We hate South Africa for the way in which some of its citizens speak about the rest of the continent. Yes, South Africa has a good Constitution, good laws, and some very good examples of democratic practice. But we dare to say that some of the so-called democracy is on paper. On the ground, its black citizens are still as poor as those in Kano, Naivasha, Mutoko or Dakar. People do not eat good constitutions or laws on paper.
We are sick and tired of hearing South Africans shudder, ”Oh God, Robert Mugabe is really terrible. How can he say that about homosexuals?” We dare to suggest that the sentiments Mugabe and Yoweri Museveni have publicly expressed are held by a very large percentage of South Africans on the streets of Durban or in the village in Matatiele.
While we vehemently oppose the things that these men have said and done, South Africans should acknowledge that the same attitudes are held by significant numbers of their own leaders and ordinary citizens.
We have sat in workshops in rural areas and in townships where South African citizens publicly challenged then president Nelson Mandela to dare come and tell them to stop beating their wives. It happens in a village in Malawi, it happens here. Yet the picture that some South Africans would like to present is that the rest of us are so backward and do not know how to live democratically.
We hate the way in which South Africans think that they can learn nothing from the rest of the continent, and many say so in so many words.
We have sat in workshops where South Africans literally silence us with their disdain for what we consider to be our achievements, and our struggles.
We may not have achieved much, but we have fought, we have organised and we continue to struggle. The struggle for democracy was not invented in South Africa. Neither was it perfected here – as some South Africans would have us believe.
We hate the way in which the new kid on the block is made to look as if it is the one that has come to save us all. Witness the way in which Zambian President Frederick Chiluba’s efforts at solving the Democratic Republic of Congo crisis and other African leaders’ attempts at helping in the Libyan crisis have been unacknowledged by the South African press and leadership.
In Shona we call what South Africa did in these two cases ”vana mucheka dzafa”, meaning ”the ones who come to skin an animal that is already dead”.
The only thing other countries in Africa appear good for, it seems, are to serve as examples of all that is bad and is to be avoided. Hence various African leaders are treated as mere buffoons at best, and, at worst, bogeymen.
Perhaps, just like an abused woman (a phenomenon you all would be familiar with), we resent neighbours who stand on top of their huts and denounce my abusive husband. Abusive he may be, and I would call him all manner of names, but I will not let you say it on my behalf. I would equally resent it, knowing, too, that your own husband is not as loving as he appears. Yes, he may not exactly have broken your hand yet, but hey, we are watching, he has started to twist your fingers.
South African papers do not report anything that is positive about the continent. They say nothing about the fact that you can go and have coffee at night in Accra without being mugged, raped or killed; that they have roads and schools that work in Mali; or that, in its first five years of independence, Zimbabwe achieved such high-volume (and quality) delivery in its education system as compared to all the years of colonialism.

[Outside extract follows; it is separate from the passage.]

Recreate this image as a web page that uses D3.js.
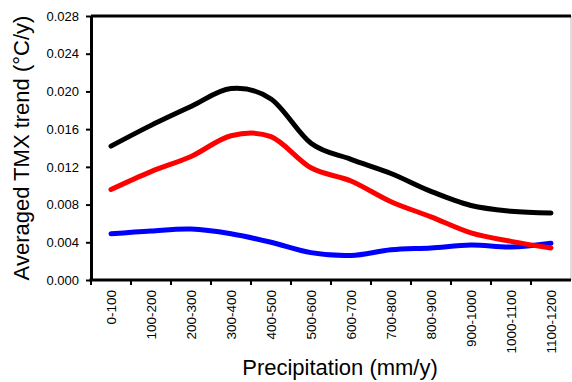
<!DOCTYPE html>
<html lang="en">
<head>
    <meta charset="UTF-8">
    <title>Averaged TMX trend by precipitation</title>
    <script src="https://d3js.org/d3.v7.min.js"></script>
    <style>
        body { margin: 0; background: #fff; }
        text { font-family: "Liberation Sans", Arial, sans-serif; }
    </style>
</head>
<body>
<div id="chart"></div>
<script>
    // precipitation classes (mm/y)
    var categories = ["0-100", "100-200", "200-300", "300-400", "400-500", "500-600",
        "600-700", "700-800", "800-900", "900-1000", "1000-1100", "1100-1200"];

    // averaged TMX trend (°C/y)
    var blackSeries = [0.0142, 0.0164, 0.0184, 0.0203, 0.0192, 0.0145, 0.0128, 0.0113, 0.0094, 0.0079, 0.0073, 0.0071];
    var redSeries = [0.0096, 0.0115, 0.0131, 0.0153, 0.0152, 0.0119, 0.0105, 0.0083, 0.0067, 0.0050, 0.0041, 0.0034];
    var blueSeries = [0.0049, 0.0052, 0.0054, 0.0049, 0.0040, 0.0029, 0.0026, 0.0032, 0.0034, 0.0037, 0.0035, 0.0039];

    var yTicks = [0, 0.004, 0.008, 0.012, 0.016, 0.020, 0.024, 0.028];

    var W = 572, H = 382;
    var margin = {top: 16, right: 1, bottom: 102, left: 91},
        width = W - margin.left - margin.right,
        height = H - margin.top - margin.bottom;

    var svg = d3.select("#chart").append("svg")
        .attr("width", W)
        .attr("height", H);

    var g = svg.append("g")
        .attr("transform", "translate(" + margin.left + "," + margin.top + ")");

    var x = d3.scaleBand().domain(categories).range([0, width]).padding(0);
    var y = d3.scaleLinear().domain([0, 0.028]).range([height, 0]);

    // right border (thin grey)
    g.append("line")
        .attr("x1", width).attr("x2", width)
        .attr("y1", 0).attr("y2", height)
        .attr("stroke", "#bdbdbd").attr("stroke-width", 1);

    // top border
    g.append("line")
        .attr("x1", 0).attr("x2", width)
        .attr("y1", 0).attr("y2", 0)
        .attr("stroke", "#000").attr("stroke-width", 3);

    // lines
    var line = d3.line()
        .x(function (d, i) { return x(categories[i]) + x.bandwidth() / 2; })
        .y(function (d) { return y(d); })
        .curve(d3.curveCatmullRom.alpha(0));

    [[blueSeries, "#0000ff"], [redSeries, "#ff0000"], [blackSeries, "#000000"]].forEach(function (s) {
        g.append("path")
            .datum(s[0])
            .attr("fill", "none")
            .attr("stroke", s[1])
            .attr("stroke-width", 5)
            .attr("stroke-linecap", "round")
            .attr("stroke-linejoin", "round")
            .attr("d", line);
    });

    // Y axis
    var yAxis = g.append("g")
        .call(d3.axisLeft(y).tickValues(yTicks).tickFormat(d3.format(".3f")).tickSize(5).tickSizeOuter(0));
    yAxis.select(".domain").attr("stroke-width", 3);
    yAxis.selectAll(".tick line").attr("stroke-width", 2);
    yAxis.selectAll("text").attr("font-size", 13).attr("x", -12).attr("fill", "#000");

    // X axis: ticks on band boundaries
    var xAxis = g.append("g")
        .attr("transform", "translate(0," + height + ")");
    xAxis.append("line")
        .attr("x1", -1.5).attr("x2", width)
        .attr("stroke", "#000").attr("stroke-width", 3);
    xAxis.selectAll(".xtick")
        .data(categories)
        .enter().append("line")
        .attr("x1", function (d) { return x(d); })
        .attr("x2", function (d) { return x(d); })
        .attr("y1", 0).attr("y2", 5)
        .attr("stroke", "#000").attr("stroke-width", 2);
    xAxis.selectAll(".xlabel")
        .data(categories)
        .enter().append("text")
        .attr("transform", function (d) {
            return "translate(" + (x(d) + x.bandwidth() / 2 + 5) + ",10) rotate(-90)";
        })
        .attr("text-anchor", "end")
        .attr("font-size", 13.5)
        .text(function (d) { return d; });

    // axis titles
    svg.append("text")
        .attr("x", 340)
        .attr("y", 375)
        .attr("text-anchor", "middle")
        .attr("font-size", 22)
        .text("Precipitation (mm/y)");

    svg.append("text")
        .attr("transform", "translate(29,148) rotate(-90)")
        .attr("text-anchor", "middle")
        .attr("font-size", 22)
        .text("Averaged TMX trend (°C/y)");
</script>
</body>
</html>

The fact is that the majority of this workforce that South Africa has been poaching from Zimbabwe is the result of Mugabe’s policy of free (and good) education and of Mugabe’s free health care policy.
We are proud of that legacy today, and we equally hate him for what he has done in the past 10 years. South Africa has not done half of what we did in our first five years, and we can say so very boldly.
Little mention is made of some of the achievements that we have seen in our countries. Granted, some of these achievements have paled under the current gloom and doom. But, in typically white, Western fashion, the problems besetting the continent tend to be presented as the fault of the bad (dare we add native) leaders, the backward peoples and their lack of (paper) democracy.
At a personal level, we shudder at the arrogance (underlain by ignorance mostly) of the average South African we have met here.
On a recent trip to Zimbabwe, our fellow travellers from South Africa said loudly how they were really upset about travelling on ”the bad roads to Africa”, how they were going to be ”sick with all that dust and the beggars that we will see and have to deal with. I hope the hotels will be decent. Oh, I hope the water and electricity will be working well. Maybe we should buy food at Checkers in Pietersburg, just to be safe.”
They did not bother to ask us all these elementary things, let alone be a bit sensitive. After all, they were going to Africa. It was only two days after arriving; having travelled on tarred roads throughout and staying at The Meikles, where everything worked like magic, that one of them said: ”So we are now in Harare?” I could not help saying, ”No, sweetie, this is heaven, we have died and arrived there.”
But, of course, they had come prepared for the worst, so heaven was not going to go without criticism. They did not understand why a BP garage in Samora Machel Avenue could not take their credit card for petrol. Why their cellphones did not automatically work in Harare and why they could not just use the rand on the streets to buy crafts.
They complained endlessly about the service at the hotel, about how slow the banks were, and so on. Yes, these are comments made by a few ignorant people, you might say, but this is what we hate. The arrogance, the insensitivity, the behaviour, as if some neighbouring countries are colonies of South Africa, and, of course, the ignorance.
While five years ago we could buy the argument that South Africa had been isolated from the rest of the continent and did not know much about us, we now believe that South Africa does not want to know, and does not want to learn.
Even the most ignorant American from Idaho whom we have met never said such things.
We hate the way in which South Africa wants to present itself as being at the top of the ”league table”. In spite of the blemishes and spots on our various countries, we always console ourselves that at least back home we can go to sleep safe and sound and wake up the next morning.
Even if our houses get broken into, all we will lose are stereos and televisions. We will not be killed in the process.
We come from communities where people still care about each other and look out for each other. And most importantly, we do not have to live with racism and tolerate it. With our ”cracked pavements” (as Maureen Isaacson wrote in The Sunday Independent recently), and our beggars on the streets, we struggle, we love and laugh, in this our continent, which we are happy to call home.